Caso clínico 2 – Paciente de 52 anos, trazendo como queixa o receio de estar com câncer de próstata e já apresentando alguns sintomas. Devido a esse medo, sua relação conjugal estava sendo prejudicada. Relata que seu avô paterno, seu pai e um tio haviam falecido por câncer de próstata. Logo que a constelação teve início, os representantes do avô, do pai e do tio deitaram-se no chão. O representante do cliente fez de tudo para chamar a atenção deles, para que eles o enxergassem.

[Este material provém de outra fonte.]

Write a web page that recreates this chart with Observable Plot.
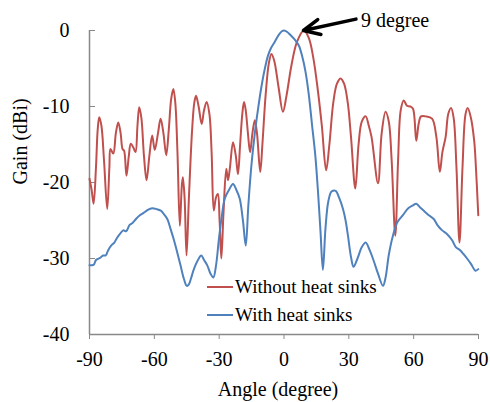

Em seguida, foi perguntado ao representante do cliente se gostaria de se deitar no chão junto deles. Imediatamente o representante do cliente deitou-se. O mesmo foi feito com o próprio cliente. Depois de algum tempo, foi solicitado aos dois (ao cliente e ao seu representante) que se levantassem e que repetissem umas frases para desvincularem-se dos mortos. Após algumas semanas, o cliente retornou dizendo que os sintomas haviam desaparecido.

“É impressionante com que clareza as constelações sistêmicas com doentes podem revelar conexões transgeracionais entre as doenças e os acontecimentos traumáticos nas famílias de origem do paciente. Isso nos permite supor que aí reside um importante potencial de apoio médico, e é evidente que até o momento, no contexto da assistência médica, não se prestou atenção suficiente à busca dessas conexões”(1), afirma Stephan Hausner.

Algumas vezes, de forma inconsciente, na perspectiva estreita do amor, achamos que honrar é repetir, seguir os passos de nossos ancestrais.

Uma outra forma de trabalharmos com as doenças é colocando alguns representantes do sistema e um representante para a doença, percebendo de qual representante a doença se aproxima.

Caso clínico 3 – Paciente de sexo masculino e 43 anos de idade, com queixa de hipertensão, relata que o início desse quadro se deu logo após a falência da empresa em que trabalhava, com um complemento de “assim como meu pai”. Foi colocado inicialmente um representante para o cliente e outro para o sintoma. O representante do cliente que estava em frente ao sintoma dividia seu olhar entre o sintoma e para trás, à direita. Foi colocado no campo um representante masculino (Hellinger percebeu que o lado direito geralmente mostra algo relativo à energia paterna). Imediatamente, o representante do cliente colocou-se lateralmente para olhar a ambos, o sintoma e o pai. Foi perguntado ao cliente como era sua relação com o pai. O cliente informa que seu pai morreu de problemas cardíacos, quando ele tinha 17 anos. Em seguida, o representante do sintoma encaminha-se lentamente em direção ao representante do pai, ficando bem próximos e ambos, sintoma e pai, olham para o filho. Foi solicitado ao cliente para dizer algumas frases de liberação e reconhecimento de que o sintoma era do pai e não dele. Algumas semanas após a realização da constelação, o cliente retornou dizendo que sua pressão arterial estava estável.

Conclusão

O trabalho com as constelações sistêmicas traz à luz da consciência o que estava excluído, oculto, obscuro, para que, uma vez que estejamos conscientes de sua origem, nos liberemos de laços inconscientes que, por lealdade e por amor, vamos mantendo e assim possamos fluir na vida.

Essa visão sistêmica é muito importante no processo de cura, pois as doenças podem estar associadas a essas questões e não somente às fisiológicas. A doença pode ser a manifestação inconsciente da necessidade de alguma inclusão ou pode se dar pela identificação também inconsciente (por lealdade) com alguma situação ocorrida no sistema com um ou alguns ancestrais.

Que “a medicina, em sua maneira de olhar a pessoa doente, leve em conta a perspectiva multigeracional da terapia familiar sistêmica quanto à origem das doenças e à perspectiva dos sintomas, e que o trabalho das constelações com doentes ganhe o lugar e o valor que ele merece dentro dessa abordagem”(1).


Arthur Vieira – Fisioterapeuta, educador físico, profissional de Medicina Tradicional Chinesa, professor de Movimentos Corporais Chineses, terapeuta transpessoal e terapeuta sistêmico.

 

Fontes

(1) Hausner, Stephan. Constelações Familiares e o Caminho da Cura. Editora Cultrix, 2019.

(2) Hellinger, Bert. Meu Trabalho. Minha vida. Editora Cultrix, 2020.

(3) Schneider, Jakob Robert. As Praticas das Constelações Familiares. Editora Atman, 2013.

(4) Hellinger, Bert. Liberados somos Concluídos. Editora Atman, 2006.